Der fantasievolle „Blickwechsel“ endet gegen 16.30 Uhr am Hauptbahnhof. Dort wird es einen „Aus-Blick“ auf das Wanderbank-Projekt geben. Zahlreiche Geschichten wurden dort inzwischen von Anne Walz eingefangen. Bei einer Ausstellung im Juni in der Stadtbücherei wird es einen ersten Einblick geben, was ganz unterschiedliche Menschen Anne Walz bisher erzählt haben. Im Dezember wird eine zweite, große Ausstellung in der Sparkasse Mainfranken organisiert.

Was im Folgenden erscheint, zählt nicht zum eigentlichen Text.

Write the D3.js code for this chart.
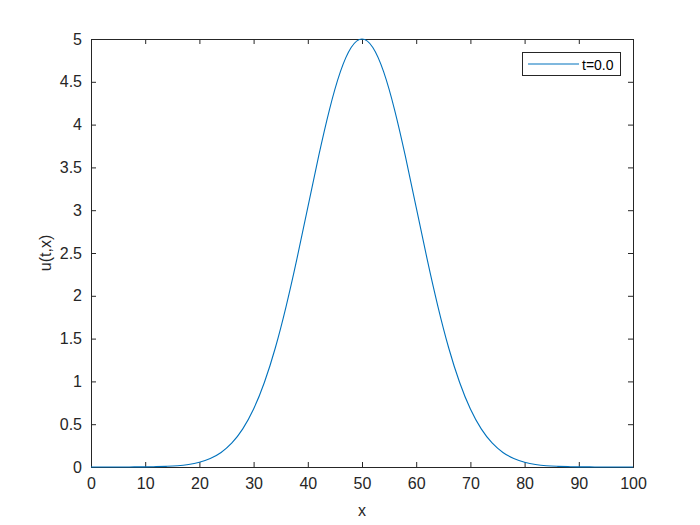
<!DOCTYPE html>
<html>
<head>
<meta charset="utf-8">
<script src="https://cdn.jsdelivr.net/npm/d3@7"></script>
<style>
  html, body { margin: 0; padding: 0; background: #ffffff; }
  svg { display: block; }
  text { font-family: "Liberation Sans", Arial, sans-serif; }
</style>
</head>
<body>
<svg id="chart" width="700" height="525"></svg>
<script>
// ---- data ----
const xValues = [0,2,4,6,8,10,12,14,16,18,20,22,24,26,28,30,32,34,36,38,40,42,44,46,48,
                 50,52,54,56,58,60,62,64,66,68,70,72,74,76,78,80,82,84,86,88,90,92,94,96,98,100];
const uValues = [0,0,0,0,0.001,0.002,0.004,0.008,0.015,0.030,0.056,0.099,0.170,0.281,0.445,0.677,
                 0.990,1.390,1.877,2.434,3.033,3.631,4.176,4.616,4.901,
                 5.000,
                 4.901,4.616,4.176,3.631,3.033,2.434,1.877,1.390,0.990,0.677,0.445,0.281,0.170,0.099,
                 0.056,0.030,0.015,0.008,0.004,0.002,0.001,0,0,0,0];
const xTicks = [0,10,20,30,40,50,60,70,80,90,100];
const yTicks = [0,0.5,1,1.5,2,2.5,3,3.5,4,4.5,5];
const seriesName = "t=0.0";
const xLabel = "x";
const yLabel = "u(t,x)";

// ---- layout ----
const padL = 91, padR = 633, padT = 39, padB = 467;
const axisColor = "#262626";
const lineColor = "#0072BD";

const svg = d3.select("#chart");
const x = d3.scaleLinear().domain([0, 100]).range([padL, padR]);
const y = d3.scaleLinear().domain([0, 5]).range([padB, padT]);

const fmt = d => String(d);

// axes box with inward ticks
const tickLen = 5;
const gx = svg.append("g").attr("transform", `translate(0,${padB})`)
  .call(d3.axisBottom(x).tickValues(xTicks).tickSize(-tickLen).tickPadding(11).tickFormat(fmt));
const gxTop = svg.append("g").attr("transform", `translate(0,${padT})`)
  .call(d3.axisTop(x).tickValues(xTicks).tickSize(-tickLen).tickFormat(""));
const gy = svg.append("g").attr("transform", `translate(${padL},0)`)
  .call(d3.axisLeft(y).tickValues(yTicks).tickSize(-tickLen).tickPadding(9).tickFormat(fmt));
const gyR = svg.append("g").attr("transform", `translate(${padR},0)`)
  .call(d3.axisRight(y).tickValues(yTicks).tickSize(-tickLen).tickFormat(""));

[gx, gxTop, gy, gyR].forEach(g => {
  g.select(".domain").attr("stroke", axisColor).attr("stroke-width", 1);
  g.selectAll(".tick line").attr("stroke", axisColor).attr("stroke-width", 1);
  g.selectAll(".tick text").attr("fill", axisColor)
    .style("font-family", "'Liberation Sans', Arial, sans-serif").style("font-size", "16px");
});

// curve
const line = d3.line().x((d, i) => x(xValues[i])).y(d => y(d)).curve(d3.curveNatural);
svg.append("path").datum(uValues)
  .attr("d", line).attr("fill", "none").attr("stroke", lineColor).attr("stroke-width", 1.1);

// labels
svg.append("text").attr("x", (padL + padR) / 2).attr("y", 516)
  .attr("text-anchor", "middle").attr("fill", axisColor).style("font-size", "16px").text(xLabel);
svg.append("text").attr("transform", `translate(51,${(padT + padB) / 2}) rotate(-90)`)
  .attr("text-anchor", "middle").attr("fill", axisColor).style("font-size", "16px").text(yLabel);

// legend
const lg = svg.append("g");
lg.append("rect").attr("x", 522.5).attr("y", 52.5).attr("width", 98).attr("height", 23)
  .attr("fill", "#ffffff").attr("stroke", axisColor).attr("stroke-width", 1);
lg.append("line").attr("x1", 528).attr("x2", 579).attr("y1", 64).attr("y2", 64)
  .attr("stroke", lineColor).attr("stroke-width", 1.1);
lg.append("text").attr("x", 582).attr("y", 69.5).attr("fill", "#000000")
  .style("font-size", "14px").text(seriesName);
</script>
</body>
</html>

Der „Tag der Bahnhofsmission“ ist eine bundesweite Veranstaltung. An diesem Tag machen Einrichtungen aus ganz Deutschland auf die große gesellschaftliche Bedeutung der Bahnhofsmissionen aufmerksam. Jeder kann einmal in die Situation kommen, wo er Unterstützung durch die Bahnhofsmission braucht.

 

 
Die Bahnhofsmission ihrerseits benötigt die Unterstützung durch die Menschen in der jeweiligen Stadt. Und zwar bei weitem nicht nur finanziell. Der „Tag der Bahnhofsmission“ dient nicht zuletzt dazu, Brücken zu schlagen und Blickwechsel zu ermöglichen zwischen Menschen, die in sozial annehmbaren Bedingungen leben. Und solchen, deren Dasein in mitunter unvorstellbarer Weise prekär ist.